In today’s society, how is desire constructed?

Unfortunately, I think that there’s an overbearing trend in our society to create desire outside the subject.  It seems that we increasingly desire what they tell us we need to desire.  It does not just happen in advertising, or at least not in the conventional sense. In our audio-visually stimulated society, under an ongoing barrage of influences, we are subjected now more than ever before to all kinds of messages that elicit ideas that we have not built ourselves, but that are fed to us. As such, the construction of our inner world is increasingly passive and less personal.  And therefore, our desires are also generated by the outside world; they do not come from within, nor do they grow from who we are. They are the result of everything we see in TV series, films, on social media and such. I think there is an inversely proportional relationship between the hours we spend looking at images (whatever they are and wherever we see them) and the authenticity of our inner self.  This means we run the risk of being unauthentic individuals whose desires are also dishonest.

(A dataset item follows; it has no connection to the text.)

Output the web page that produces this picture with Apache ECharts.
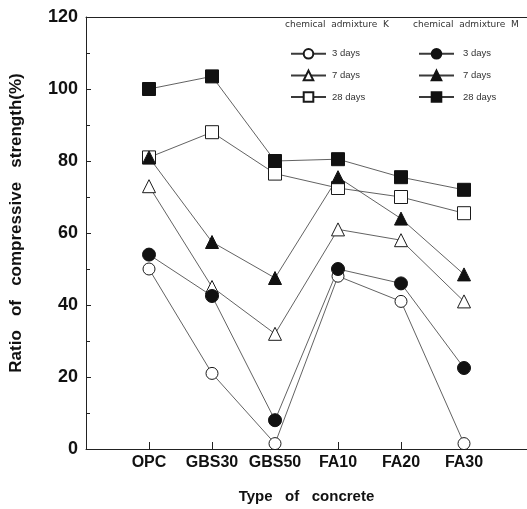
<!DOCTYPE html>
<html>
<head>
<meta charset="utf-8">
<script src="https://cdn.jsdelivr.net/npm/echarts@6/dist/echarts.min.js"></script>
<style>
  html, body { margin: 0; padding: 0; background: #fff; }
  #chart { width: 527px; height: 509px; }
</style>
</head>
<body>
<div id="chart"></div>
<script>
const categories = ['OPC', 'GBS30', 'GBS50', 'FA10', 'FA20', 'FA30']
const yTicks = [0, 20, 40, 60, 80, 100, 120]

// chemical admixture K (open markers)
const k3 = [50, 21, 1.5, 48, 41, 1.5]
const k7 = [73, 45, 32, 61, 58, 41]
const k28 = [81, 88, 76.5, 72.5, 70, 65.5]
// chemical admixture M (filled markers)
const m3 = [54, 42.5, 8, 50, 46, 22.5]
const m7 = [81, 57.5, 47.5, 75.5, 64, 48.5]
const m28 = [100, 103.5, 80, 80.5, 75.5, 72]

const chart = echarts.init(document.getElementById('chart'))

const pts = arr => arr.map((v, i) => [i, v])
const lineStyle = { color: '#3a3a3a', width: 0.8 }
const openItem = { color: '#fff', borderColor: '#1a1a1a', borderWidth: 1 }
const fillItem = { color: '#111', borderColor: '#111', borderWidth: 1 }

const mk = (name, data, symbol, size, item) => ({
  name,
  type: 'line',
  data: pts(data),
  symbol,
  symbolSize: size,
  showAllSymbol: true,
  lineStyle,
  itemStyle: item,
  emphasis: { disabled: true },
  animation: false
})

// trailing space keeps the K names apart from the M names
const series = [
  mk('3 days ', k3, 'circle', 12, openItem),
  mk('7 days ', k7, 'triangle', 13, openItem),
  mk('28 days ', k28, 'rect', 13, openItem),
  mk('3 days', m3, 'circle', 13, fillItem),
  mk('7 days', m7, 'triangle', 13, fillItem),
  mk('28 days', m28, 'rect', 13, fillItem)
]

const legendText = { fontSize: 9.5, color: '#333', fontFamily: 'Liberation Sans' }
const titleFont = { fontSize: 9, fill: '#333', fontFamily: 'DejaVu Sans' }

let option = {
  animation: false,
  grid: { left: 86, right: 0, top: 17, bottom: 57 },
  legend: [
    {
      data: ['3 days ', '7 days ', '28 days '],
      orient: 'vertical',
      left: 285,
      top: 43,
      itemWidth: 35,
      itemHeight: 12,
      itemGap: 10,
      textStyle: Object.assign({ padding: [0, 0, 0, 1] }, legendText),
      selectedMode: false
    },
    {
      data: ['3 days', '7 days', '28 days'],
      orient: 'vertical',
      left: 413,
      top: 43,
      itemWidth: 35,
      itemHeight: 12,
      itemGap: 10,
      textStyle: Object.assign({ padding: [0, 0, 0, 4] }, legendText),
      selectedMode: false
    }
  ],
  graphic: [
    { type: 'text', left: 285, top: 20, style: Object.assign({ text: 'chemical  admixture  K' }, titleFont) },
    { type: 'text', left: 413, top: 20, style: Object.assign({ text: 'chemical  admixture  M' }, titleFont) },
    {
      type: 'text',
      x: 16,
      y: 223,
      rotation: Math.PI / 2,
      style: {
        text: 'Ratio   of   compressive   strength(%)',
        fontSize: 17,
        fontWeight: 'bold',
        fill: '#111',
        fontFamily: 'Liberation Sans',
        align: 'center',
        verticalAlign: 'middle'
      }
    }
  ],
  xAxis: [
    {
      type: 'value',
      min: -1,
      max: 6,
      interval: 1,
      name: 'Type   of   concrete',
      nameLocation: 'middle',
      nameGap: 40,
      nameTextStyle: { fontSize: 15, fontWeight: 'bold', color: '#111', fontFamily: 'Liberation Sans' },
      splitLine: { show: false },
      axisLine: { onZero: false, lineStyle: { color: '#222', width: 1 } },
      axisTick: { inside: true, length: 7, customValues: [0, 1, 2, 3, 4, 5], lineStyle: { color: '#222' } },
      axisLabel: {
        customValues: [0, 1, 2, 3, 4, 5],
        formatter: v => categories[v] || '',
        fontSize: 16,
        fontWeight: 'bold',
        color: '#111',
        fontFamily: 'Liberation Sans',
        margin: 6
      }
    },
    {
      type: 'value',
      position: 'top',
      min: -1,
      max: 6,
      axisLine: { onZero: false, lineStyle: { color: '#222', width: 1 } },
      axisTick: { show: false },
      axisLabel: { show: false },
      splitLine: { show: false }
    }
  ],
  yAxis: {
    type: 'value',
    min: yTicks[0],
    max: yTicks[yTicks.length - 1],
    interval: 20,
    splitLine: { show: false },
    axisLine: { show: true, onZero: false, lineStyle: { color: '#222', width: 1 } },
    axisTick: { inside: true, length: 5, lineStyle: { color: '#222' } },
    minorTick: { show: true, splitNumber: 2, length: 4, lineStyle: { color: '#222' } },
    axisLabel: {
      fontSize: 18,
      fontWeight: 'bold',
      color: '#111',
      fontFamily: 'Liberation Sans',
      margin: 8
    }
  },
  series
}

chart.setOption(option)
</script>
</body>
</html>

How does a highly consumerist society such as ours, surrounded by constant stimuli, affect desire?

We are responsible for educating and steering our desires, so as not to become a victim from the excessive stimuli that otherwise become mandates.  We must build our own inner world where we are the gatekeepers who decide what comes in and what stays out; what we want to make our own, and what we don’t.  At the end of the day, the desires we adopt and cultivate define who we are and shape our personality.  But in order to start this process of self-construction, we need to know how to moderate external pressure.  We all need to do it, there’s everything to play for, such as the life we lead and the people we really are.

Do you think that in our hyperactive society, desire can fall to the wayside, or on the contrary, become a source of creativity?

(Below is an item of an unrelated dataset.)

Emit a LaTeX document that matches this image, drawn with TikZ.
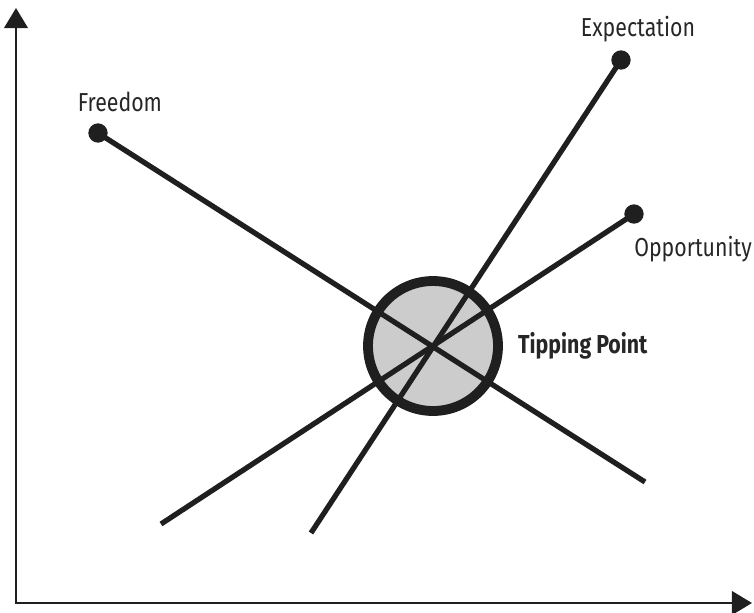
\documentclass[tikz,border=0pt]{standalone}
\usepackage{fontspec}
\setmainfont{Fira Sans}[FakeStretch=0.82]
\usetikzlibrary{arrows.meta}

\tikzset{
  axis/.style={line width=1.3pt,-{Triangle[length=11.5pt,width=13.5pt]}},
  trend/.style={line width=3pt,line cap=butt},
  dot/.style={circle,fill=black!88,inner sep=0pt,minimum size=11pt},
  lbl/.style={font=\fontsize{14.8}{16}\selectfont,text=black!85}
}

\begin{document}
\begin{tikzpicture}[x=0.02cm,y=-0.02cm]
  \useasboundingbox (0,0) rectangle (754,612);
  % axes
  \coordinate (origin) at (16,603);
  \coordinate (ytop) at (16,8);
  \coordinate (xend) at (752,603);
  \draw[axis,draw=black!88,fill=black!88] (origin) -- (ytop);
  \draw[axis,draw=black!88,fill=black!88] (15,603) -- (xend);
  % tipping point
  \node[circle,draw=black!88,line width=5.6pt,fill=black!20,inner sep=0pt,minimum size=2.6cm] (tip) at (433,346) {};
  \node[anchor=west,lbl,font=\fontsize{14.8}{16}\selectfont\bfseries] (tiplbl) at (512,346) {Tipping Point};
  % end points
  \node[dot] (freedom) at (98,133) {};
  \node[dot] (expectation) at (621,60) {};
  \node[dot] (opportunity) at (634,214) {};
  \coordinate (freedomend) at (645,482);
  \coordinate (expectationend) at (311,533);
  \coordinate (opportunityend) at (161,524);
  % lines through the tipping point
  \foreach \a in {freedom,expectation,opportunity}{
    \draw[trend,black!88] (\a.center) -- (\a end);
  }
  % labels
  \node[lbl] (freedomlbl) at (120,102) {Freedom};
  \node[lbl] (expectationlbl) at (638,29) {Expectation};
  \node[lbl] (opportunitylbl) at (693,249) {Opportunity};
\end{tikzpicture}
\end{document}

I think both are possible and it will depend on the individual in question.  It will depend on how we react to our surroundings.  If we want our creativity to flourish, we need to limit the number of inputs we receive that make us passive members of society.  We have to know when to say enough is enough and find a healthy balance.  If we do not protect ourselves against a possible overload of incoming influences, we will inevitably become passive bystanders and destroy our creativity. Our brains will become saturated and our intellectual, imaginative and creative abilities will diminish.

To what extent is desire conditioned by culture?

There is a positive side to cultural conditioning. We are members of a society, so it is good that we share some desires.  Unity is reliant upon the collective and shared desire for harmonious coexistence. It is a positive thing that we all share a desire for solidarity, as evidenced in a very raw way during the pandemic.  We can choose whether to assimilate social trends or not.  It will depend on each individual and how they judge that cultural phenomenon.

How does social media influence desire?

It is potentially more influential than we might like, if we abuse it. We often forget that social media are designed to keep users engaged for as long as possible.  This means that they continuously awaken desires we didn’t even know we had. What’s more, their algorithms learn what we desire so they canoffer us just that and keep us online for longer. Social media can manipulate our desires if we do not use them responsibly or if we lack a critical eye.

Canwe live a fulfilling life without desiring anything?

No, it’s impossible.  A fulfilling life is based on desire and meaning.  Both aspects are fundamental. Desire without meaning is misguided; a directionless stab in the dark.  But knowledge without desire is poor and useless: it needs the drive of desire to be able to function. A fulfilling life is a life of abundant activity: loving, studying, helping others, listening, making choices, supporting, making mistakes, saying sorry, fighting for a cause, doing the right thing.